The Bookshelf Diaries (An Occasional Series): Carole King, Scott Turow, Greg Kihn
“Will You Love Me Tomorrow?” “Chains.” “The Loco-Motion.” “I’m into Something Good.” “Crying In the Rain.” “I Feel the Earth Move.” And of course: “(You Make Me Feel Like) A Natural Woman.” These are just a few of the hits that have secured a special place for singer-songwriter Carole King in the fabric of 20th century American popular music.
In her self-penned memoir A Natural Woman, King proves her storytelling gifts extend to prose while offering a rich and often fascinating look inside a quintessentially American life, always in search the next frontier. At the start, she delivers an insider’s account of the early days of rock and roll, describing the chemical reactions the music of Bill Haley, Elvis Presley, and Buddy Holly set off inside her, driving her to begin writing songs of her own, first alone and then with partner (soon husband) Gerry Goffin. The middle part of the book offers an entertaining look inside the end-of-the-’60s Laurel Canyon singer-songwriter scene and the making of King’s multi-platinum 1971 masterpiece Tapestry. The later going is both more personal and a more difficult read, as King flees the LA scene for the backcountry of Idaho and falls under the spell of an abusive relationship. It’s tough both because of the raw facts, and because part of believing in our heroes is a tendency to idealize their lives and choices, when the truth is that no one is immune from making bad ones.
A Natural Woman is a frank and genuinely compelling read, full of anecdotes about musical luminaries like Paul Simon, Don Kirschner, James Taylor, Bob Dylan, John Lennon and Paul McCartney. Still, my favorite moments were the ones where King describes the songwriting process itself and the flashes of inspiration that led to some of the tunes we all remember.
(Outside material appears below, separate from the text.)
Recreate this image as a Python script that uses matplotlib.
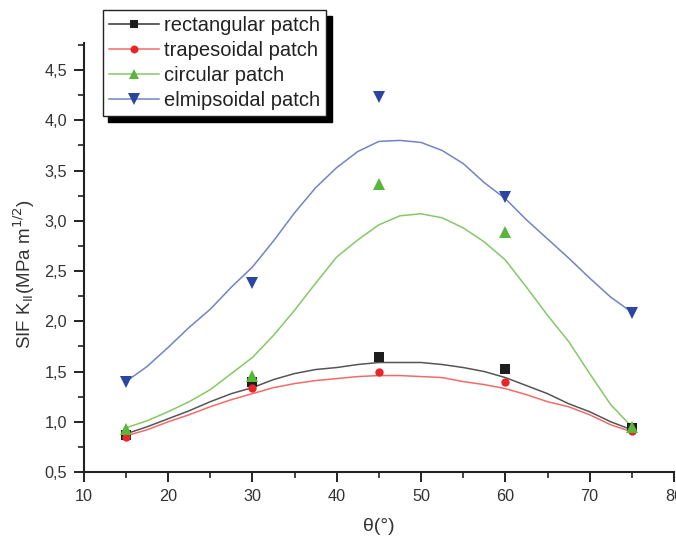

That remarkable creative flame still burns today for the little girl from Brooklyn with the piano in her living room.
Far away and over the hills from King’s autobiography lies the newest thriller from Scott Turow, a superb novelist whose work repeatedly transcends genre. Identical is a story that could easily have collapsed under the weight of its own high concept: reimagining the Greek myth of the twins Castor and Pollux as a modern-day locked-room mystery. I worried that the characters might be underdeveloped since the myths provide a template for them; I worried that the use of familiar elements from the myths might ruin the suspense; I worried that the identical-twins-whodunit plot would inevitably fall into the ditch of cliché somewhere along the road. I needn’t have worried. Turow breathes life and purpose and dependably human characteristics into every role, handles the mystery elements as masterfully as ever, and grounds the narrative firmly in his Kindle County pocket universe by offering supporting roles to a couple of familiar faces from previous novels. Another riveting tale from the terrific Turow.
One more quick hit. Greg Kihn is a musician-turned-author with a twist: he writes fiction, usually with strong pop-culture underpinnings. Drawing on both historical materials and his own first-person interviews, in Rubber Soul Kihn spins a tremendously engaging yarn about a Liverpool kid whose trading in American rock and roll records leads to a friendship with a group of local musicians, the young lads who will soon become the Beatles. Dropping the character of “Dust Bin Bob” into the already well-known early-Beatles narrative allows Kihn to retell many of those familiar stories from the inside, adding his own affectionate flourishes. Literary fiction, this isn’t; rather, Rubber Soul is pure giddy fun for both the author and his Beatles-fan readers, a legend retold by one of its most fervent evangelists.